星新一「人民は弱し官吏は強し」角川文庫(昭和46年初版)

読み終えて、星新一のお父さんの話だったことを知る。びっくりしたが、納得した。ショートショートを読むつもりもだったので、最初困惑したのだが、すぐに引き込まれて一気に読んだ。大正時代に苦学してアメリカの大学を出て、日本で製薬会社を作った男、星一の話。題名が示すように、最後は官吏のいじめで潰されていく人民の話でもある。魅力的な主人公星一を執拗にいじめ抜く政府の存在が、今の政府と重なり、怒りや憎悪がこみ上げてきた。昔から権力者は悪い奴が多いのだ。星一はその後どうなったのだろう。息子が立派な作家になったのだから、悪いことばかりではなかったのだろう。今の政府を見ていると、一体なぜ私たちはこんな無能な人たちに大きな権力を持たせてしまったの持だろうと思う。残念ながら、権力を持ったことがないので、権力者の心持ちが分からない。権力の魅力にも未だ気づいてもいない。
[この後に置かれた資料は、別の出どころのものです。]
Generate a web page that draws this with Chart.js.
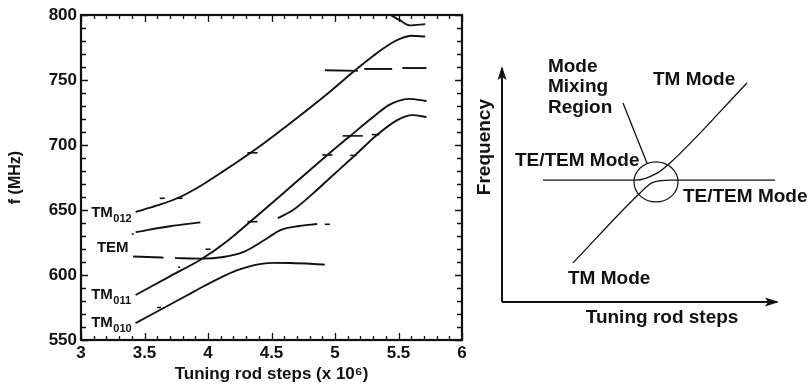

そんな無関心たからいけなかったのかとも思う。平穏無事に回っているかのように見えた社会だが、綻びは以前からあったのだろう。コロナの感染やら度重なる天災で世界はどんどん崩れ落ちていく。強くて要領のよい者だけが生き残るのだろうか。幸せそうに見える人たちが高笑いしているような、そんな妄想がおきてきても不思議はない。そんな政治不信の夜に読むと、この本はとても面白い。